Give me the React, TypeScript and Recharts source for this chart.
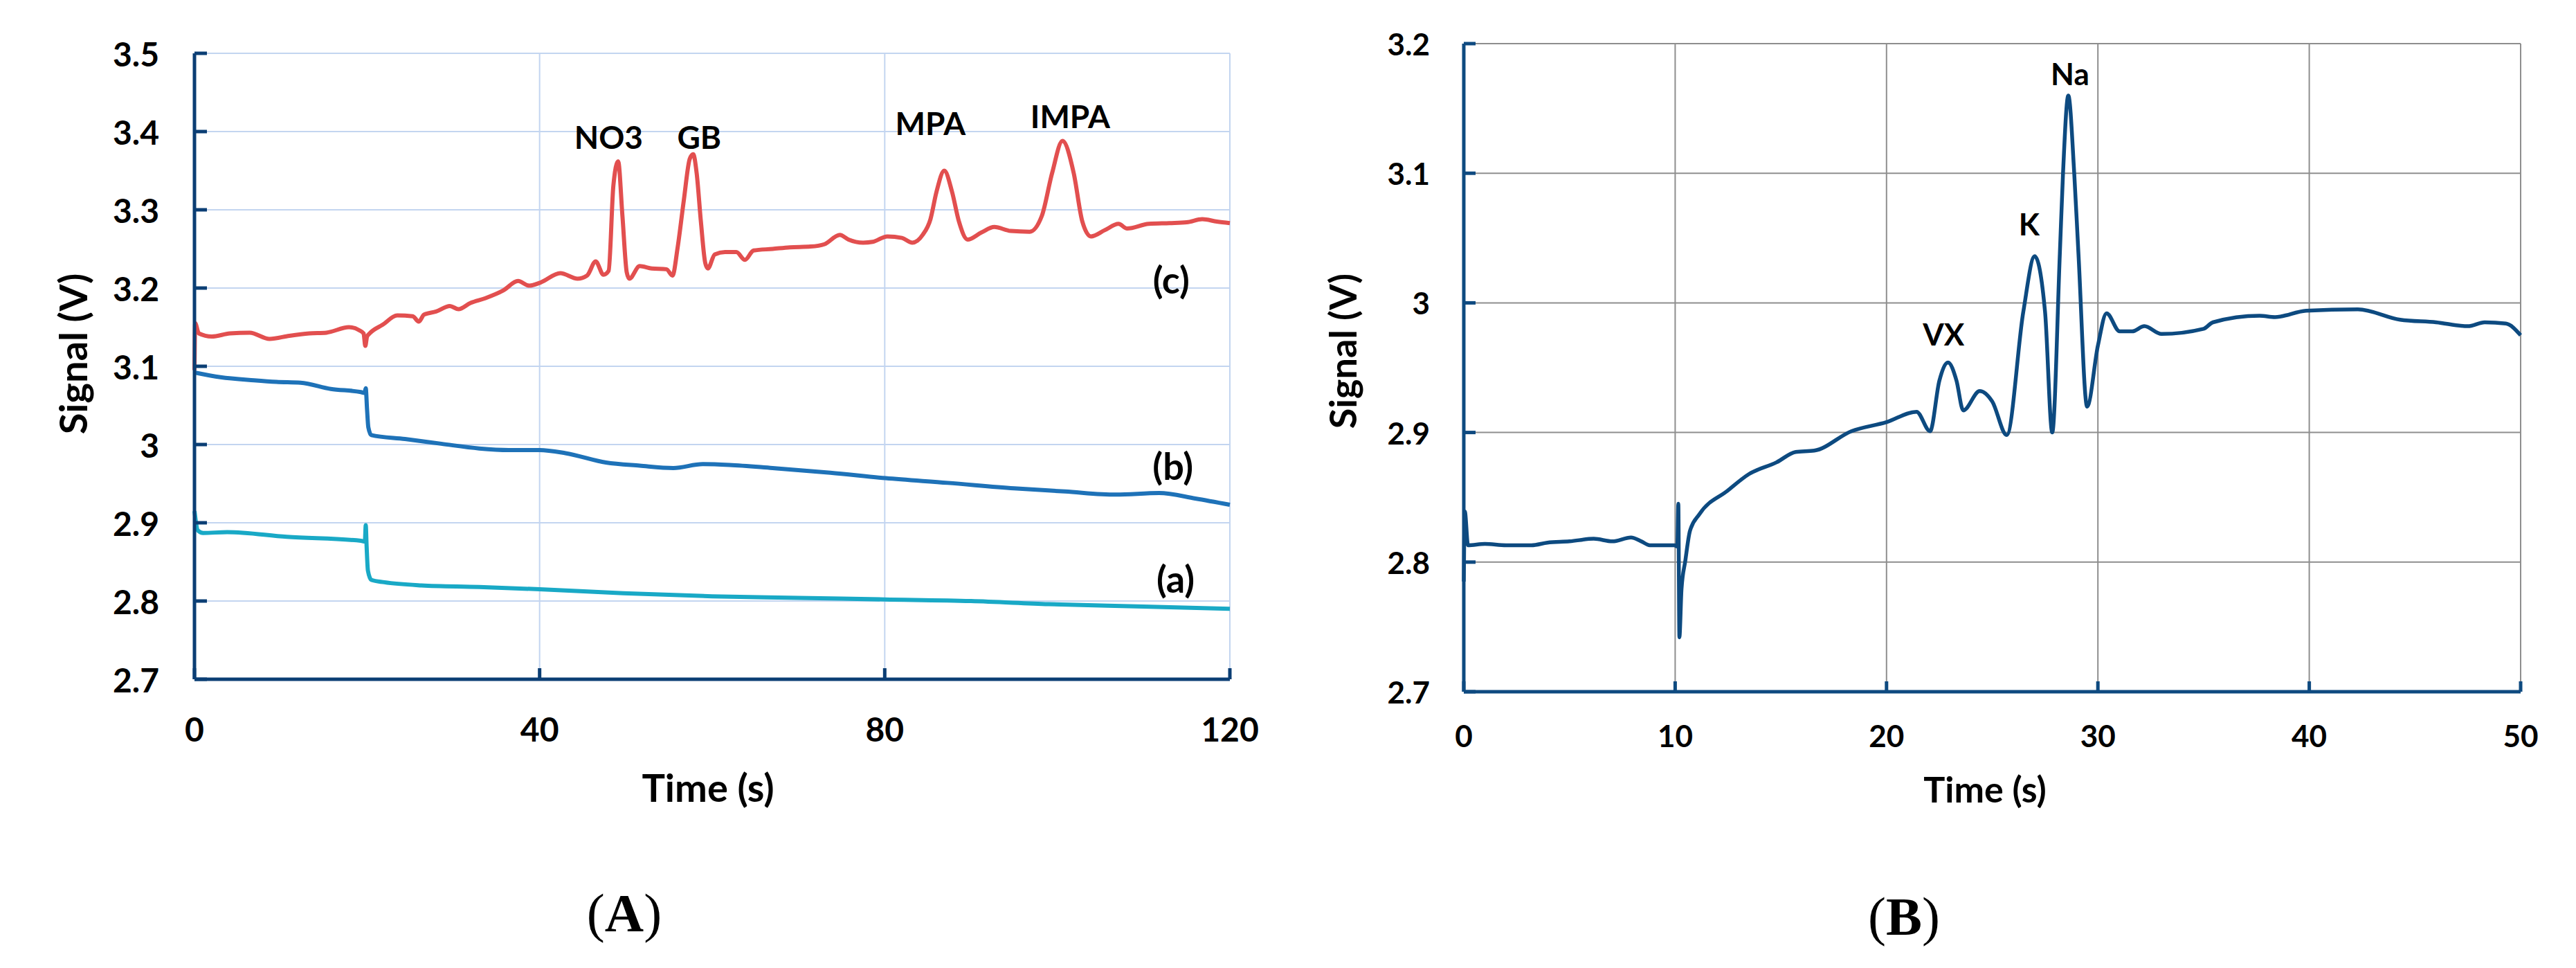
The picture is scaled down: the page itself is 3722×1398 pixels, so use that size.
import React from "react";
import { LineChart, Line, XAxis, YAxis, CartesianGrid, ReferenceDot } from "recharts";

// ---- panel A : traces (a), (b), (c) over 0-120 s
const timeC = [0, 0.08, 0.5, 2, 4.1, 6.4, 8.7, 11, 13.3, 15.3, 17.9, 19.1, 19.6, 19.8, 20.0, 20.3, 21.8, 23.5, 25.3, 26.0, 26.6, 28, 29.6, 30.6, 32, 33.7, 35.8, 37.5, 38.8, 40.1, 42.4, 44.4, 45.5, 46.5, 47.4, 48.0, 48.55, 49.1, 49.6, 50.1, 50.4, 51.6, 53, 54.7, 55.4, 56.0, 56.7, 57.4, 57.8, 58.2, 58.7, 59.2, 59.5, 60.3, 61.5, 62.8, 63.8, 64.8, 67, 69, 71.4, 73, 74.8, 75.8, 77.5, 78.6, 80.3, 82, 83.2, 84.4, 85.3, 86.0, 86.9, 87.8, 88.6, 89.6, 91.2, 92.7, 94.6, 96.8, 98.2, 99.4, 100.6, 101.9, 102.9, 103.9, 105.5, 107.1, 108.1, 110.6, 113, 115, 116.8, 118.5, 120];
const signalC = [3.095, 3.155, 3.142, 3.138, 3.142, 3.143, 3.135, 3.139, 3.142, 3.143, 3.150, 3.146, 3.142, 3.126, 3.138, 3.142, 3.153, 3.165, 3.164, 3.157, 3.166, 3.170, 3.177, 3.173, 3.181, 3.187, 3.197, 3.209, 3.203, 3.207, 3.219, 3.212, 3.216, 3.234, 3.217, 3.222, 3.331, 3.362, 3.292, 3.220, 3.212, 3.228, 3.225, 3.224, 3.216, 3.252, 3.311, 3.365, 3.371, 3.347, 3.284, 3.232, 3.225, 3.243, 3.246, 3.246, 3.236, 3.248, 3.250, 3.252, 3.253, 3.256, 3.268, 3.262, 3.258, 3.259, 3.266, 3.264, 3.258, 3.268, 3.288, 3.323, 3.350, 3.323, 3.285, 3.262, 3.271, 3.278, 3.273, 3.272, 3.292, 3.347, 3.388, 3.347, 3.285, 3.266, 3.274, 3.282, 3.276, 3.282, 3.283, 3.284, 3.288, 3.285, 3.283];

const timeB = [0, 3, 6.9, 9.5, 12.3, 15.8, 19.3, 19.7, 19.85, 20.0, 20.15, 20.5, 24.4, 28.6, 33, 36.4, 40, 43, 47.7, 51.6, 55.5, 58.9, 62, 67, 73.7, 80.1, 87.3, 95, 100.9, 106.8, 111.8, 116, 120];
const signalB = [3.092, 3.086, 3.082, 3.080, 3.079, 3.071, 3.067, 3.066, 3.072, 3.045, 3.022, 3.012, 3.007, 3.001, 2.995, 2.993, 2.993, 2.989, 2.977, 2.973, 2.970, 2.975, 2.974, 2.970, 2.964, 2.957, 2.951, 2.944, 2.940, 2.936, 2.938, 2.931, 2.923];

const timeA = [0, 0.4, 1, 3.8, 10.7, 19.3, 19.75, 19.85, 19.95, 20.1, 20.5, 22, 26.3, 33, 40, 49.7, 60, 70, 80, 90, 99, 110, 120];
const signalA = [2.915, 2.890, 2.887, 2.888, 2.882, 2.877, 2.876, 2.897, 2.870, 2.839, 2.827, 2.824, 2.820, 2.818, 2.815, 2.810, 2.806, 2.804, 2.802, 2.800, 2.796, 2.793, 2.790];

const xTicksA = [0, 40, 80, 120];
const yTicksA = [2.7, 2.8, 2.9, 3, 3.1, 3.2, 3.3, 3.4, 3.5];
const notesA = [
  { text: "NO3", t: 48.0, v: 3.393 },
  { text: "GB", t: 58.5, v: 3.393 },
  { text: "MPA", t: 85.3, v: 3.411 },
  { text: "IMPA", t: 101.5, v: 3.42 },
  { text: "(c)", t: 113.2, v: 3.211 },
  { text: "(b)", t: 113.4, v: 2.973 },
  { text: "(a)", t: 113.7, v: 2.829 },
];

// ---- panel B : VX trace over 0-50 s
const timeVX = [0, 0.05, 0.2, 1.0, 2.0, 3.2, 3.95, 5.0, 6.15, 7.03, 7.91, 8.4, 8.8, 9.97, 10.1, 10.15, 10.2, 10.3, 10.48, 10.7, 11.15, 12.47, 13.5, 14.8, 15.7, 16.58, 18.34, 20.0, 21.42, 22.06, 22.5, 22.91, 23.31, 23.63, 24.41, 25.0, 25.69, 26.47, 27.01, 27.5, 27.84, 28.2, 28.35, 28.6, 28.88, 29.08, 29.49, 30.0, 30.41, 31.03, 31.62, 32.2, 33.01, 35.0, 35.44, 37.65, 38.38, 39.85, 42.3, 44.3, 46.0, 47.5, 48.3, 49.3, 50];
const signalVX = [2.785, 2.839, 2.813, 2.814, 2.813, 2.813, 2.815, 2.816, 2.818, 2.816, 2.819, 2.816, 2.813, 2.813, 2.812, 2.845, 2.742, 2.779, 2.801, 2.824, 2.837, 2.855, 2.868, 2.877, 2.885, 2.886, 2.901, 2.908, 2.916, 2.901, 2.940, 2.954, 2.940, 2.917, 2.932, 2.924, 2.898, 2.993, 3.036, 2.993, 2.900, 3.038, 3.100, 3.160, 3.100, 3.038, 2.920, 2.967, 2.992, 2.978, 2.978, 2.982, 2.976, 2.980, 2.985, 2.990, 2.989, 2.994, 2.995, 2.987, 2.985, 2.982, 2.985, 2.984, 2.975];

const xTicksB = [0, 10, 20, 30, 40, 50];
const yTicksB = [2.7, 2.8, 2.9, 3, 3.1, 3.2];
const notesB = [
  { text: "VX", t: 22.7, v: 2.976 },
  { text: "K", t: 26.75, v: 3.061 },
  { text: "Na", t: 28.68, v: 3.177 },
];

const zip = (ts: number[], vs: number[]) => ts.map((t, i) => ({ t, v: vs[i] }));

const FONT = "Lato, 'Open Sans', sans-serif";
const AXIS_A = "#0b3e74";
const GRID_A = "#c3d5f0";
const AXIS_B = "#0e4a80";
const GRID_B = "#8e8e8e";
const LINE_B = "#0d4a80";

const fmt = (v: number) => String(Number(v.toFixed(1)));

function yTick(len: number, stroke: string, size: number, gap: number) {
  return (props: any) => {
    const { x, y, payload } = props;
    return (
      <g>
        <line x1={x} x2={x + len} y1={y} y2={y} stroke={stroke} strokeWidth={5} />
        <text x={x - gap} y={y} textAnchor="end" dominantBaseline="central" fontFamily={FONT} fontWeight={700} fontSize={size} fill="#000">
          {fmt(payload.value)}
        </text>
      </g>
    );
  };
}

function xTick(len: number, stroke: string, size: number, gap: number) {
  return (props: any) => {
    const { x, y, payload } = props;
    return (
      <g>
        <line x1={x} x2={x} y1={y} y2={y - len} stroke={stroke} strokeWidth={5} />
        <text x={x} y={y + gap} textAnchor="middle" dominantBaseline="central" fontFamily={FONT} fontWeight={700} fontSize={size} fill="#000">
          {payload.value}
        </text>
      </g>
    );
  };
}

function note(text: string, size: number) {
  return (p: any) => (
    <text x={p.cx} y={p.cy} textAnchor="middle" dominantBaseline="central" fontFamily={FONT} fontWeight={700} fontSize={size} fill="#000">
      {text}
    </text>
  );
}

const title = (text: string, cx: number, cy: number, size: number, rotate = false) => (
  <div
    style={{
      position: "absolute",
      left: cx,
      top: cy,
      transform: `translate(-50%, -50%)${rotate ? " rotate(-90deg)" : ""}`,
      fontFamily: FONT,
      fontWeight: 700,
      fontSize: size,
      whiteSpace: "nowrap",
      lineHeight: 1,
      color: "#000",
    }}
  >
    {text}
  </div>
);

const panelLabel = (letter: string, cx: number, cy: number) => (
  <div
    style={{
      position: "absolute",
      left: cx,
      top: cy,
      transform: "translate(-50%, -50%)",
      fontFamily: "'Liberation Serif', serif",
      fontSize: 78,
      lineHeight: 1,
      whiteSpace: "nowrap",
    }}
  >
    (<b>{letter}</b>)
  </div>
);

export default function App() {
  return (
    <div style={{ position: "absolute", left: 0, top: 0, width: 3722, height: 1398, background: "#fff", overflow: "hidden" }}>
      {/* A */}
      <div style={{ position: "absolute", left: 0, top: 0 }}>
        <LineChart width={1900} height={1100} margin={{ top: 77, right: 123, bottom: 0, left: 0 }}>
          <CartesianGrid stroke={GRID_A} strokeWidth={2} />
          <XAxis
            type="number"
            dataKey="t"
            domain={[0, 120]}
            ticks={xTicksA}
            interval={0}
            height={119}
            tickSize={0}
            tickMargin={0}
            tickLine={false}
            axisLine={{ stroke: AXIS_A, strokeWidth: 5 }}
            tick={xTick(16, AXIS_A, 48, 71)}
          />
          <YAxis
            type="number"
            domain={[2.7, 3.5]}
            ticks={yTicksA}
            interval={0}
            width={281}
            tickSize={0}
            tickMargin={0}
            tickLine={false}
            axisLine={{ stroke: AXIS_A, strokeWidth: 5 }}
            tick={yTick(18, AXIS_A, 48, 51)}
          />
          <Line data={zip(timeA, signalA)} dataKey="v" type="monotone" stroke="#19a9c6" strokeWidth={6} dot={false} activeDot={false} isAnimationActive={false} />
          <Line data={zip(timeB, signalB)} dataKey="v" type="monotone" stroke="#1e72b8" strokeWidth={6} dot={false} activeDot={false} isAnimationActive={false} />
          <Line data={zip(timeC, signalC)} dataKey="v" type="monotone" stroke="#e24f4f" strokeWidth={6} dot={false} activeDot={false} isAnimationActive={false} />
          {notesA.map((n) => (
            <ReferenceDot key={n.text} x={n.t} y={n.v} r={0} shape={note(n.text, n.text.startsWith("(") ? 54 : 46)} />
          ))}
        </LineChart>
      </div>
      {title("Time (s)", 1023, 1137, 56)}
      {title("Signal (V)", 105, 511, 56, true)}
      {panelLabel("A", 902, 1319)}

      {/* B */}
      <div style={{ position: "absolute", left: 1700, top: 0 }}>
        <LineChart width={2022} height={1100} margin={{ top: 63, right: 80, bottom: 0, left: 0 }}>
          <CartesianGrid stroke={GRID_B} strokeWidth={2} />
          <XAxis
            type="number"
            dataKey="t"
            domain={[0, 50]}
            ticks={xTicksB}
            interval={0}
            height={101}
            tickSize={0}
            tickMargin={0}
            tickLine={false}
            axisLine={{ stroke: AXIS_B, strokeWidth: 5 }}
            tick={xTick(15, AXIS_B, 44, 63)}
          />
          <YAxis
            type="number"
            domain={[2.7, 3.2]}
            ticks={yTicksB}
            interval={0}
            width={415}
            tickSize={0}
            tickMargin={0}
            tickLine={false}
            axisLine={{ stroke: AXIS_B, strokeWidth: 5 }}
            tick={yTick(17, AXIS_B, 44, 49)}
          />
          <Line data={zip(timeVX, signalVX)} dataKey="v" type="monotone" stroke={LINE_B} strokeWidth={5.5} dot={false} activeDot={false} isAnimationActive={false} />
          {notesB.map((n) => (
            <ReferenceDot key={n.text} x={n.t} y={n.v} r={0} shape={note(n.text, 44)} />
          ))}
        </LineChart>
      </div>
      {title("Time (s)", 2868, 1139, 52)}
      {title("Signal (V)", 1940, 507, 54, true)}
      {panelLabel("B", 2751, 1324)}
    </div>
  );
}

Work to be completed:
Up to and including the line with "YAxis, CartesianGrid, ReferenceDot", copy the data above from its first line. Skip pictures.

Complete response:
Give me the React, TypeScript and Recharts source for this chart.
The picture is scaled down: the page itself is 3722×1398 pixels, so use that size.
import React from "react";
import { LineChart, Line, XAxis, YAxis, CartesianGrid, ReferenceDot } from "recharts";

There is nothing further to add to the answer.